O acordo negociado pela empresária e o governo do Ceará envolve terras do Parque Nacional ou da Vila?
As três propriedades da empresária estão inseridas no Parque Nacional de Jericoacoara (linha verde). — Foto: Reprodução
A empresária Iracema Correia São Tiagoreivindicou as terras que fazem parte da Vila de Jericoacoara, isto é, terrenos do município. A área reivindicada corresponde a 83% do território da Vila. Esses terrenos da Vila estavam sob controle do Governo do Ceará; portanto, o acordo celebrado pela empresária com a Procuradoria-Geral do Estado diz respeito apenas à área da Vila.
Além desta área da Vila de Jericoacoara, a empresária também provou ser dona de outras terras na região de Jijoca de Jericoacoara. Ela é dona da Fazenda Junco I, onde fica a Vila, e também da Fazenda Junco II (veja acima o mapa).
A Junco II possui cerca de 669,19 hectares. Estas áreas estão fora da Vila de Jericoacoara, mas tanto a Junco I quanto a Junco II estão sobrepostas às áreas do Parque Nacional de Jericoacoara.
Como ficam dentro do parque, é de responsabilidade do Instituto Chico Mendes de Conservação da Biodiversidade (ICMBio) realizar o processo de regularização fundiária. Em nota, o instituto disse que possui ciência do caso e vem acompanhando as informações repassadas pelo Conselho Comunitário de Jericoacoara.

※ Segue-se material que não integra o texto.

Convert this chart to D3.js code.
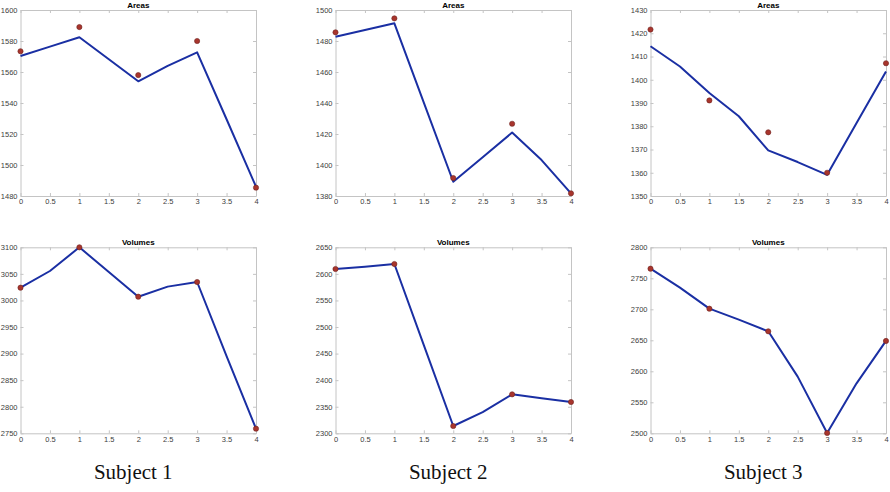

“No que diz respeito ao Instituto, unidades de conservação criadas em áreas de propriedade privada passam pelo processo de regularização fundiária”, pontuou o ICMBio.
O processo está em andamento também na esfera da Justiça Federal, através do Tribunal Regional Federal da 5ª Região (TRF5).
Nos documentos do atual acordo entre a PGE-CE e a empresária Iracema Correia, existe também a informação de que, em agosto de 2022, o Instituto Chico Mendes de Conservação da Biodiversidade (ICMBio) abriu processo administrativo para que o Idace verificasse a matrícula dos terrenos Junco I, Junco II (também reivindicada por Iracema) e de uma outra propriedade (a fazenda Caiçara, que não pertence à Iracema) como possíveis terrenos com sobreposição ao Parque Nacional de Jericoacoara. A situação foi confirmada em verificação do Idace.
No Tribunal Regional Federal da 5ª Região (TRF5) tramitam três ações de desapropriação indireta contra a União e o ICMBio propostas por autores que alegam deter a propriedade de áreas no interior do Parque Nacional de Jericoacoara. Entre eles, estão os casos das fazendas Junco I e II, reivindicadas por Iracema. Confira como estão os processos, segundo o TRF5:
- Junco I (Processo nº 0800668-04.2017.4.05.8103): Este processo está concluso para decisão do juiz, o que significa que o magistrado já está com os autos para proferir uma sentença ou decisão final.
- Junco II (Processo nº 0800669-86.2017.4.05.8103): No momento, o Ministério Público Federal (MPF) está com vistas para se manifestar a respeito de um pedido da parte autora, que questiona a perícia técnica realizada e solicita a realização de nova perícia. O MPF tem prazo até o dia 12 de novembro de 2024 para se posicionar. Após essa data, o processo também ficará concluso para decisão do juiz.
Empresária reivindica 80% da área de paraíso turístico no Ceará — Foto: Arte/g1
Terras herdadas após divórcio
As terras foram compradas em 1983 pelo ex-marido da empresária, José Maria de Morais Machado. O casal se divorciou em 1995, e a mulher ficou com as terras na partilha dos bens.
O valor total pago pelos três imóveis, que depois viraram a Fazenda Junco I, foi de 620 mil cruzeiros. Ainda não há a informação de quanto custou a Fazenda Junco II.
Onde entra o Consórcio Dunas?
Com a concessão, o consórcio passou a ser responsável pela segurança do parque, pelo controle viário, pelos serviços de limpeza e conservação, pelo fornecimento de água e energia para as instalações, pela oferta de alimentação aos visitantes, entre outras áreas.
O ICMBio, junto a outros órgãos competentes, vai fiscalizar a atuação do Consórcio e garantir o cumprimento dos termos do contrato e da legislação ambiental.
Ao g1, o Consórcio Dunas e o ICMBio afirmaram que vêm acompanhando o caso, mas a respeito da reivindicação da empresária sobre terrenos na Vila, o ICMBio destacou que a Vila “fica fora do território do Parque Nacional de Jericoacoara, e faz parte da área urbana do município de Jijoca de Jericoacoara”.